Bakteri yang dikirim ke Mars nantinya akan menjadi bahan bakar dan oksigen Foto/IST
TRANSKEPRI.COM, JAKARTA - Peneliti dari George Institute of Technology ingin mengirim bakteri ke Mars untuk bahan bakar roket dan oksigen cair yang bisa digunakan pesawat luar angkasa balik ke Bumi. Gagasan itu diharapkan jadi solusi borosnya konsumsi bahan bakar yang bisa digunakan pesawat luar angkasa balik ke bumi setelah sampai di Mars.
Diketahui dalam satu dekade ke depan penerbangan pesawat luar angkasa dari Mars ke bumi akan semakin sering dilakukan.
Hal itu terjadi karena NASA dan badan antariksa negara-negara lain semakin sering berkunjung ke Mars untuk mengambil sample yang ada di planet itu. NASA misalnya telah mengirikan pesawat luar angkasa Perseverance untuk tinggal di Mars untuk mengambil sampel.
Seluruh sampel itu kemudian akan dikirim kembali ke bumi dengan cara menerbangkannya ke orbit Mars. Setelahnya sampel itu langsung diambil oleh pesawat luar angkasa lain untuk dibawa ke bumi.Apalagi bahan sample yang dibawa cukup berat.
Metode tersebut sebenarnya diyakini tidak efektif.
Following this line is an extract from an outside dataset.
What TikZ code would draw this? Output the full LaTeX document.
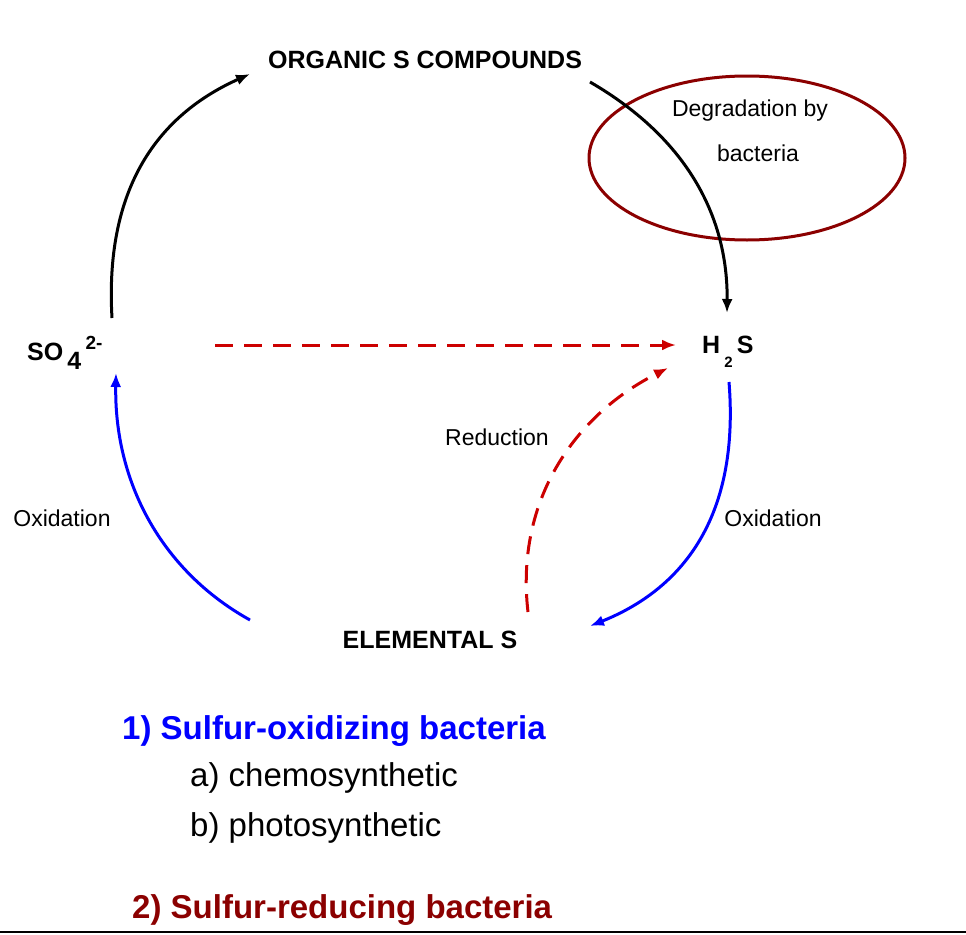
\documentclass[tikz,border=0pt]{standalone}
\usepackage{fontspec}
\setmainfont{Liberation Sans}
\usetikzlibrary{arrows.meta}
\definecolor{dred}{HTML}{8B0000}
\definecolor{mred}{HTML}{CC0000}
\definecolor{pblue}{HTML}{0000FF}
\tikzset{
  lbl/.style={font=\fontsize{25}{27}\selectfont\bfseries, inner sep=0pt},
  note/.style={font=\fontsize{23}{25}\selectfont, inner sep=0pt},
  big/.style={font=\fontsize{33}{35}\selectfont\bfseries, inner sep=0pt, anchor=west},
  sub/.style={font=\fontsize{33}{35}\selectfont, inner sep=0pt, anchor=west},
  arr/.style={line width=3pt, -{Latex[length=14pt,width=11pt]}},
  dsh/.style={line width=3pt, mred, dash pattern=on 18pt off 11pt, -{Latex[length=14pt,width=11pt]}},
}
\begin{document}
\begin{tikzpicture}[x=1pt,y=-1pt]
\useasboundingbox (0,0) rectangle (966,934);
% labels
\node[lbl] (org) at (425,60) {ORGANIC S COMPOUNDS};
\node[lbl, anchor=west] (so4) at (27,353) {SO\raisebox{-9pt}{\,4}\,\raisebox{11pt}{\fontsize{19}{20}\selectfont 2-}};
\node[lbl, anchor=west] (h2s) at (702,352) {H\raisebox{-14pt}{\,\fontsize{15}{16}\selectfont 2}\,S};
\node[lbl] (els) at (430,640) {ELEMENTAL S};
\node[note] (deg1) at (750,111) {Degradation by};
\node[note] (deg2) at (758,153) {bacteria};
\node[note] (red) at (497,437) {Reduction};
\node[note] (oxl) at (62,518) {Oxidation};
\node[note] (oxr) at (773,518) {Oxidation};
% ellipse
\draw[dred, line width=3pt] (747,158) ellipse [x radius=158, y radius=82];
% coordinates
\coordinate (a1) at (112,318);
\coordinate (a2) at (250,74);
\coordinate (b1) at (590,82);
\coordinate (b2) at (727,313);
\coordinate (c1) at (215,345);
\coordinate (c2) at (676,345);
\coordinate (d1) at (528,612);
\coordinate (d2) at (668,368);
\coordinate (e1) at (729,382);
\coordinate (e2) at (590,626);
\coordinate (f1) at (250,620);
\coordinate (f2) at (116,373);
% arrows
\draw[arr] (a1) .. controls (104,180) and (165,112) .. (a2);
\draw[arr] (b1) .. controls (690,140) and (728,220) .. (b2);
\draw[dsh] (c1) -- (c2);
\draw[dsh] (d1) .. controls (515,500) and (575,415) .. (d2);
\draw[arr, pblue] (e1) .. controls (740,520) and (680,590) .. (e2);
\draw[arr, pblue] (f1) .. controls (160,570) and (114,480) .. (f2);
% bottom texts
\node[big, pblue] (t1) at (122,731) {1) Sulfur-oxidizing bacteria};
\node[sub] (t2) at (190,778) {a) chemosynthetic};
\node[sub] (t3) at (190,828) {b) photosynthetic};
\node[big, dred] (t4) at (132,910) {2) Sulfur-reducing bacteria};
\coordinate (l1) at (0,932);
\coordinate (l2) at (966,932);
\draw[line width=2pt] (l1) -- (l2);
\end{tikzpicture}
\end{document}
Bahkan cenderung pemborosan bahan bakar jika terus dilakukan. Georgia Tech memperkirakan untuk mengangkut 500 kilogram sampel yang ada di Mars, pesawat luar angkasa memerlukan 30 ton metana dan gas cair sebagai bahan bakar.
Sebenarnya sangat mungkin untuk membuat gas cari di Mars untuk membantu pembuatan bahan bakar roket. Hanya saja metana tetap harus dikirim dari bumi. Cara itu menurut Georgia Tech pemborosan karena akan menghabiskan biaya sekitar USD8 miliar atau setara Rp112,6 triliun. Itu hanya untuk mengiri metana ke Mars.
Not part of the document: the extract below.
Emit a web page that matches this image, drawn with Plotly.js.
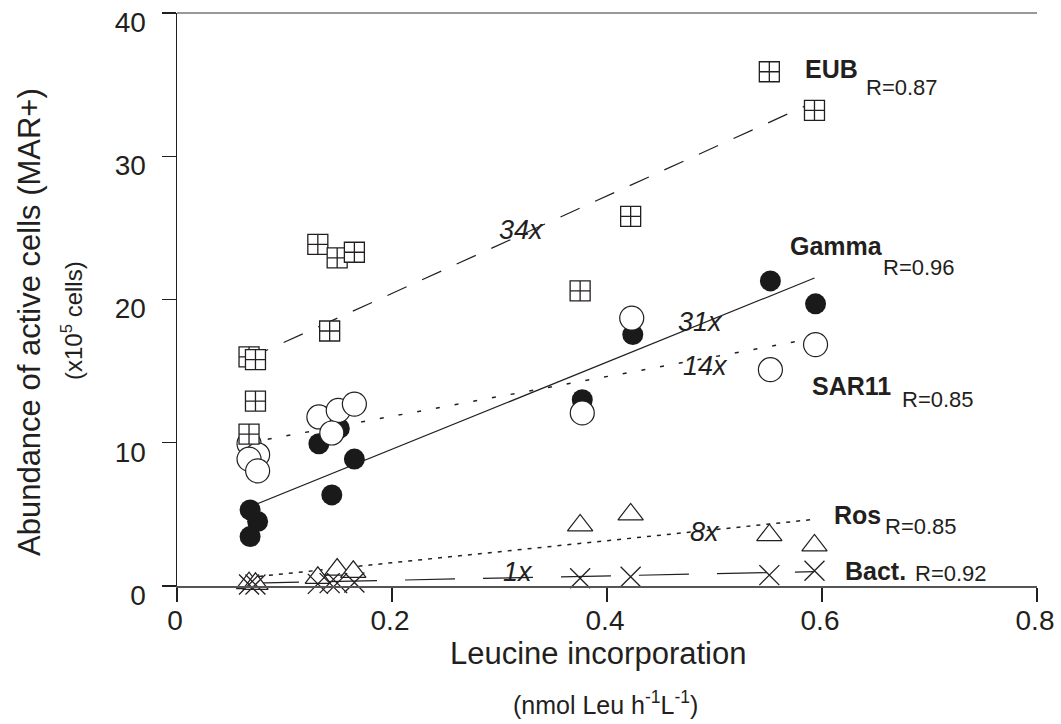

Dari situlah tim peneliti dari Georgia Tech yang dipimpin Nick Kruyer mengajukan gagasan mengirim mikroba ke Mars sebagai bahan dasar pembuatan bahan bakar roket dan gas cair. Mereka menemukan fakta bahwa bakteri, Cyanobacteria dan bakteri E. coli yang terlebih dulu mengalami rekayasa genetika dapat .menghasilkan bahan bakar alternatif yang dikenal sebagagi 2,3- butanediol (CH3CHOH)2. Butanedoil saat ini banyak digunakan untuk membuat karet sintetis dan polimer lainnya.
Selain menyediakan oksigen yang cukup untuk roket, teknik yang diusulkan juga akan menghasilkan 44 ton oksigen berlebih yang dapat digunakan untuk tujuan lain.
Proses pembuatan bahan bakar itu memang cukup rumit. Terlebih dulu mereka harus mengirim bakteri, mikro organisme dan bahan plastik untuk mebuat fotobiorekator. Ukuran fotobioreaktor itu disebutkan New Atlas mencapai empat kali lapangan sepak bola.
Di fotobioreaktor, sinar matahari dan karbon dioksida dari atmosfer akan diberikan ke cyanobacteria, yang kemudian akan diolah dengan enzim untuk menghasilkan gula. Gula itu akan diekstraksi dan diumpankan ke E. coli untuk menghasilkan 2,3-butanediol dan oksigen.
Menurut perhitungan tim, prosesnya itu jauh lebih efisien 32 persen daripada metode lainnya yang juga diusulkan tim lain yakni membuat oksigen di Mars melalui katalisis kimia. Hal itu jauh lebih boros karena tetap menggunakan metana yang dikirim dari bumi.
"Kami juga perlu melakukan eksperimen untuk menunjukkan bahwa cyanobacteria dapat tumbuh dalam kondisi Mars," kata Matthew Realff, salah satu anggota tim dari Georgia Tech. "Kita perlu mempertimbangkan perbedaan spektrum matahari di Mars baik karena jarak dari Matahari dan kurangnya penyaringan atmosfer dari sinar matahari. Tingkat ultraviolet yang tinggi dapat merusak cyanobacteria," sambungnya lagi.